It’s so revealing about us collectively, that we have created this word in the English language: “needy”. The word is so charged, so loaded with judgement. It’s often used an as an insult: being ‘needy’ is the least cool, least attractive, least desirable way to be or to show up in the world.
What does this say about our culture?
Firstly, it shows how uncomfortable we are in owning the vulnerability that we have needs. That being loved, receiving care, affection, being seen, feeling a sense of belonging etc. are basic human needs. When we say someone is needy, what we are usually saying is that they are not consciously in touch with their needs and are behaving manipulatively in order to get their needs met.
We pretty much all do this, in our own ways….
I believe that in this world, it is really hard NOT to be needy. The way we live and the general attitude around being comfortable with having needs, creates the perfect conditions for neediness.
Our disconnect from nature (that can give us our foundational sense of belonging, nourishment and sensual communion ), our general disembodiment (where it’s the normal way of life to distance ourselves from what our bodies are telling us), our lack of community and pervading sense of separation… this all creates a dearth of connection in our lives.

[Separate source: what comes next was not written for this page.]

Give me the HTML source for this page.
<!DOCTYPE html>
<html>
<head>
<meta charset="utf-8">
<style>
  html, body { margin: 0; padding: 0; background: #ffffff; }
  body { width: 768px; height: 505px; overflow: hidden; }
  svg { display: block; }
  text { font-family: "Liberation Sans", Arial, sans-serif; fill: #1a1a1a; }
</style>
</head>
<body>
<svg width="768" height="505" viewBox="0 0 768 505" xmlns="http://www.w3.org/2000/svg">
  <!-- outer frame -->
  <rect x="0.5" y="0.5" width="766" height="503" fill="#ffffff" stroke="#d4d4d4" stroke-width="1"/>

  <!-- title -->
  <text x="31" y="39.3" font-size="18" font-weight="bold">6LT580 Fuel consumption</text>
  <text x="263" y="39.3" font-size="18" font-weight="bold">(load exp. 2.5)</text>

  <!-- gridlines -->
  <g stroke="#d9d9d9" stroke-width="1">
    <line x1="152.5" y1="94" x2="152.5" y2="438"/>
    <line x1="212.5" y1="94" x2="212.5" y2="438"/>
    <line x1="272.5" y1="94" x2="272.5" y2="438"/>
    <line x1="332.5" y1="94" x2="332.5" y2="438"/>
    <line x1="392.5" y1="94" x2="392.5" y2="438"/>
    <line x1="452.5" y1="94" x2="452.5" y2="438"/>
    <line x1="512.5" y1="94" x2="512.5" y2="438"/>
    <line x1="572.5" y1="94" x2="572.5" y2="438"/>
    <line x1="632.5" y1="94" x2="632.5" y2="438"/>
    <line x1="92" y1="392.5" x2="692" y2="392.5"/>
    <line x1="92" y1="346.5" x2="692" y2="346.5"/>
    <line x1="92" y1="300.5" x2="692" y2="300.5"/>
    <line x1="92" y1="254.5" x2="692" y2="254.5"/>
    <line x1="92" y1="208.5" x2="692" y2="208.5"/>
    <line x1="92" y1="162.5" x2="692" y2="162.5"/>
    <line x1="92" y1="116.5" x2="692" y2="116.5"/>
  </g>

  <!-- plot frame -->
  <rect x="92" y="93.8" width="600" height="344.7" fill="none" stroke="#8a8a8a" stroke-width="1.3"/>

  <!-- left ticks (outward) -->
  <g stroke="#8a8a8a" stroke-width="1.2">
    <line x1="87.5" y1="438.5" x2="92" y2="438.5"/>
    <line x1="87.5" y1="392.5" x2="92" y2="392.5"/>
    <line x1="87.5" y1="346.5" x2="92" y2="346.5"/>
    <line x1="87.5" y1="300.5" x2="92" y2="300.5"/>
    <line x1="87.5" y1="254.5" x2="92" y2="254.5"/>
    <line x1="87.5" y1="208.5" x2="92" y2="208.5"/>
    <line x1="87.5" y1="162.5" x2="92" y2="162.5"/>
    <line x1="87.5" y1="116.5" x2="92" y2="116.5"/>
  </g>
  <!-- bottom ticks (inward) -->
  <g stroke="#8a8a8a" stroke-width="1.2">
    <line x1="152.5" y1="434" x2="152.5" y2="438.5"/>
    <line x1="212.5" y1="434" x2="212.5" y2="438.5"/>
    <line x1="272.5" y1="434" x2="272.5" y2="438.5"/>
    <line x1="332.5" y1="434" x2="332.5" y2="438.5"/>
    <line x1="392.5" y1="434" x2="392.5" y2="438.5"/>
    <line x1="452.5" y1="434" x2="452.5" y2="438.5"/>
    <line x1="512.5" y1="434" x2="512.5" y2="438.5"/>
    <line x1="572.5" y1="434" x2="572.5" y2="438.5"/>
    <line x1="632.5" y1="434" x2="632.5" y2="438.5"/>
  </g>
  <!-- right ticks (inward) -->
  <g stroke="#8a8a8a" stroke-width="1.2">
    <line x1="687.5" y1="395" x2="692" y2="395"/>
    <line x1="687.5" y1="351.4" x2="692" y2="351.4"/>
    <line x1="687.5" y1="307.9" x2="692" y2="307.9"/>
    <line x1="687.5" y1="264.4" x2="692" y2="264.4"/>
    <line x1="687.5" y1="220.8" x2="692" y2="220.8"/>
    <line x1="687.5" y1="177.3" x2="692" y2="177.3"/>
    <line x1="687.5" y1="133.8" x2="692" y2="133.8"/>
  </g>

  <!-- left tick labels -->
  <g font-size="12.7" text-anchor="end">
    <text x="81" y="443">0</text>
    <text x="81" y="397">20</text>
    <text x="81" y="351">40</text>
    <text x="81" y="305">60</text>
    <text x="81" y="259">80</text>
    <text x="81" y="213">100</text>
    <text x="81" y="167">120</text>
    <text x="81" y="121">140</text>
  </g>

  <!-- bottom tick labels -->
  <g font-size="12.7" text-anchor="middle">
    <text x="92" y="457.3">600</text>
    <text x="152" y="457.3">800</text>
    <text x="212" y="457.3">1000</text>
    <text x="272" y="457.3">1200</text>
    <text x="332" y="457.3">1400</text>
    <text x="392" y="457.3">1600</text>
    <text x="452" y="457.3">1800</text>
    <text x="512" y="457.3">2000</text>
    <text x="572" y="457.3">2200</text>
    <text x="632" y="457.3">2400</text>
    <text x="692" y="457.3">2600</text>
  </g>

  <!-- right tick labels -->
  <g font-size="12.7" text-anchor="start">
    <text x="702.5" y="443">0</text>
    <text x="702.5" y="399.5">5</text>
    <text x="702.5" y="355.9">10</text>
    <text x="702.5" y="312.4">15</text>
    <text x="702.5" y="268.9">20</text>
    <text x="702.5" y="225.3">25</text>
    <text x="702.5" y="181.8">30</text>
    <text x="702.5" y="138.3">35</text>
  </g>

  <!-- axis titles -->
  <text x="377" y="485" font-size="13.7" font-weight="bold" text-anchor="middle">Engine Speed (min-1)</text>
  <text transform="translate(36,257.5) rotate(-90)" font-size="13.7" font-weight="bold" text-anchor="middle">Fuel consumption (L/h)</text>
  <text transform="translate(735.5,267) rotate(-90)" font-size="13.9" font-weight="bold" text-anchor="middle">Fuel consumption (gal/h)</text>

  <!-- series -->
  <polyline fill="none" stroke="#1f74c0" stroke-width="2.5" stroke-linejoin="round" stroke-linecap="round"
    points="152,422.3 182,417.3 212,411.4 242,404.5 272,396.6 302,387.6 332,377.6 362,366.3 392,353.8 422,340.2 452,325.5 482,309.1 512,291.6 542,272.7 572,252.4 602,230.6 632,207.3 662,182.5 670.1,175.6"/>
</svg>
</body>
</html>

Through my enquiry into my own neediness, here are three things I have found to be supportive:
1) Feel the depth of our longings… allow the discomfort, grief, anger, melancholy, pain or whatever feelings are connected to it. Our feelings are compasses that reveal something important. They bring us back into our bodies and into softness and our humanness and our universal, shared experience (rather than being functioning machines). They motivate us to DO something rather than stay in the realms of functioning, surviving or endurance. Feel, feel feel, and hold ourselves tenderly in those feelings. Notice if there is shame or guilt around longings or neediness and remind yourself it’s OK! Our needs are precious.
2) Find ways to give yourself what you long from others. Can you tell yourself you are beautiful? Can you deeply see yourself? Can you give yourself the same tenderness and touch that you long from a lover? I noticed that the specific things that I feel like I want to demand from my lovers and get reactive when I don’t receive, are all the things that I haven’t quite developed the capacity to give myself. When we are able to receive from ourselves, we create the soil within us for gestures/words to truly land and embed in us from the outside.
3) Learn to ask, make requests and initiate! Ask someone for a hug, or to be touched or for the words that you want to hear. Go to that cuddle workshop. Book a massage. Or make the changes in your life to invite in more connection/love/intimacy. We might live in a touch or connection deprived world but we also live in a world where there are so many opportunities and services and offerings to meet our needs for connection or to support our transformation to be able to live with a greater abundance of connection. Making requests, asking for support, creating changes in our lives to invite more connection is not neediness: it reveals great courage and strength.